The way cultural differences impact peoples’ responses to water conservation methods, and how this knowledge could be used to identify more effective interventions tailored for specific national cultures, is reported in a paper published online in Nature Human Behaviour this week.
Groundwater is critical to maintain global food security and millions of rural livelihoods in the face of climate change. The over-exploitation of this resource for agriculture has become a serious concern globally, but little is known about what would encourage groundwater users to comply with conservation policies. Monitoring and enforcing groundwater conservation is time-consuming, costly and politically difficult. Understanding cultural sensitivities is key to planning cost-effective management.

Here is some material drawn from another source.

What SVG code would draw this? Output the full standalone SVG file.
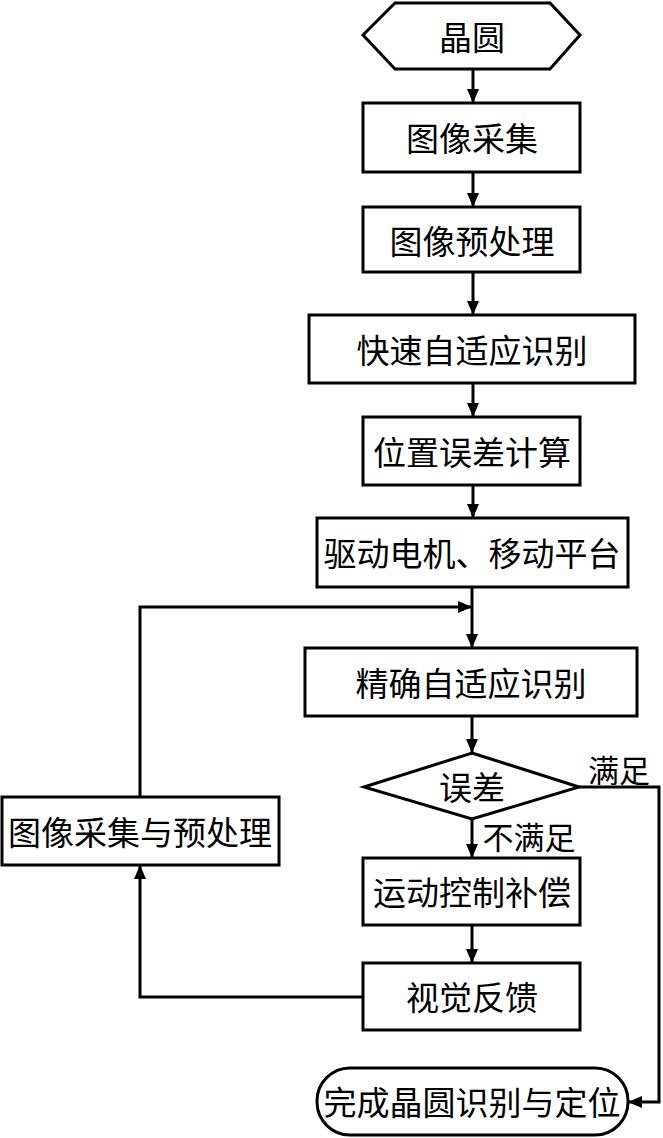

Juan Carlos Castilla-Rho and colleagues modelled farmers’ use of groundwater for crop irrigation in three regions where groundwater extraction control is needed: the Murray-Darling Basin in Australia, the Central Valley in California, United States and the Punjab on the India/Pakistan border. They incorporate data on social attitudes to cooperation and rule conformity in the different regions. The results show that strong punitive measures are effective in cooperative cultures (like the Punjab), but much less so in more individualistic cultures (the United States and Australia). The authors find that the most effective intervention for tipping social norms towards groundwater conservation is increasing the number of role-model rule followers in a population, although the number of rule followers required to tip the scale of social acceptability varied strongly between regions. The authors conclude that the same model can be applied to other shared natural resources, such as fisheries and forests.